Hoje, se Portugal voltasse ao nível de consumo de 1998 teria um saldo externo positivo que lhe permitia reduzir a dívida externa a metade em cerca de 10 anos.
Esta ideia parece estranha. Estamos a dizer que, se o consumo público e privado voltasse aos níveis reais em que estava no ano da Expo, em que os portugueses estavam a consumir claramente acima das suas possibilidades, e estavam a consumir ao nível mais elevado de sempre, o País ficaria não só com um nível de consumo sustentável, mas até com um nível de consumo que chegaria para conseguir reduzir o endividamento de uma forma rápida.
Sim. Isso é verdade. Basta fazer as contas. Entretanto o PIB avançou 13%.
Saliento apenas que não defendo que reduzir o consumo de forma tão acentuada (mais de 20%) seja necessário, ou sequer desejável.
Aliás, para que Portugal consiga ter as contas externas equilibradas bastaria uma redução do consumo privado de 8%, a que se juntasse um retorno do consumo público ao nível anterior à crise (de 2007).
É importante salientar que uma redução do consumo de 8%, se acontecesse num só ano, seria sentida pelos consumidores de uma forma acentuada. No entanto, tal significaria apenas que o nível de poupança português passasse a ser semelhante ao de Espanha, o que poderia ser obtido se todos os portugueses decidissem converter o seu subsídio de Natal integralmente em poupança.
O que se está a sugerir é que os portugueses terão de viver nos próximos dez anos com um consumo entre os 12% e os 25% acima do registado em 1998. Um nível que corresponderia a uma evolução fraca, mas que não corresponderia, ao contrário do que muitos têm dito, a um empobrecimento progressivo, ou voltar a situações de miséria e de pobreza que caracterizavam Portugal nos anos oitenta ou setenta.

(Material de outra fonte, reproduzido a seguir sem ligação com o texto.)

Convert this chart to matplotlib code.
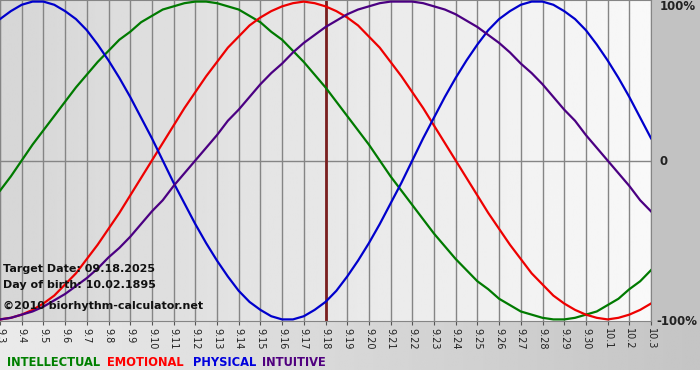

Não é possível fazer uma consolidação e inverter a situação de endividamento externo sem esforço e sem sacrifícios. Mas o esforço e sacrifícios necessários não se comparam aos vividos noutros ajustamentos, como os de 1975 ou os de 1983. Nessa altura, o rendimento de muitos portugueses caiu em termos reais mais de 30% e caiu de um nível muito mais baixo do que o que se encontra hoje.
Hoje o rendimento per capita de Portugal está entre os 68% e os 70% da média dos países mais ricos da União Europeia a 15 (e nos 77% da UE27). O nível de consumo privado de Portugal é mais de 20% superior ao de 1998.
O problema da última década foi o conhecido crescimento lento (de cerca de 1% ao ano), mas foi também o facto de o consumo, tanto privado como público, ter crescido mais do que o PIB (que ainda assim cresceu 16% entre 1998 e 2008 - ver quadro). É facto da despesa ser superior à produção e ter crescido mais que a produção, que levou ao problema de endividamento externo.
Corrigir esta situação exige uma moderação ou mesmo um recuo do consumo privado e público. Isto será feito com a correcção do défice, mas terá também de ser acompanhado pelo aumento da poupança privada.
Aumentar a poupança tem, assim, de ser colocado no centro das prioridades das famílias portuguesas, da mesma forma que os portugueses têm de entender a necessidade de redução da despesa pública, e em particular da despesa corrente, que, em alguns casos, acabará por afectar serviços.
Ao mesmo tempo, o País não deve descurar o outro lado da equação e tem de conseguir relançar o investimento, em particular o investimento privado. Nesse sentido, a consolidação deve ser acompanhada de medidas de aumento de competitividade da economia portuguesa. Entre estas estão alguns dos investimentos públicos estruturantes. E apenas esses devem neste momento avançar. Mas estão também muitas outras medidas de racionalização das empresas públicas, de melhoria do ensino, de simplificação, de melhoria do funcionamento dos mercados. Este é o momento de encontrar consensos para as fazer avançar.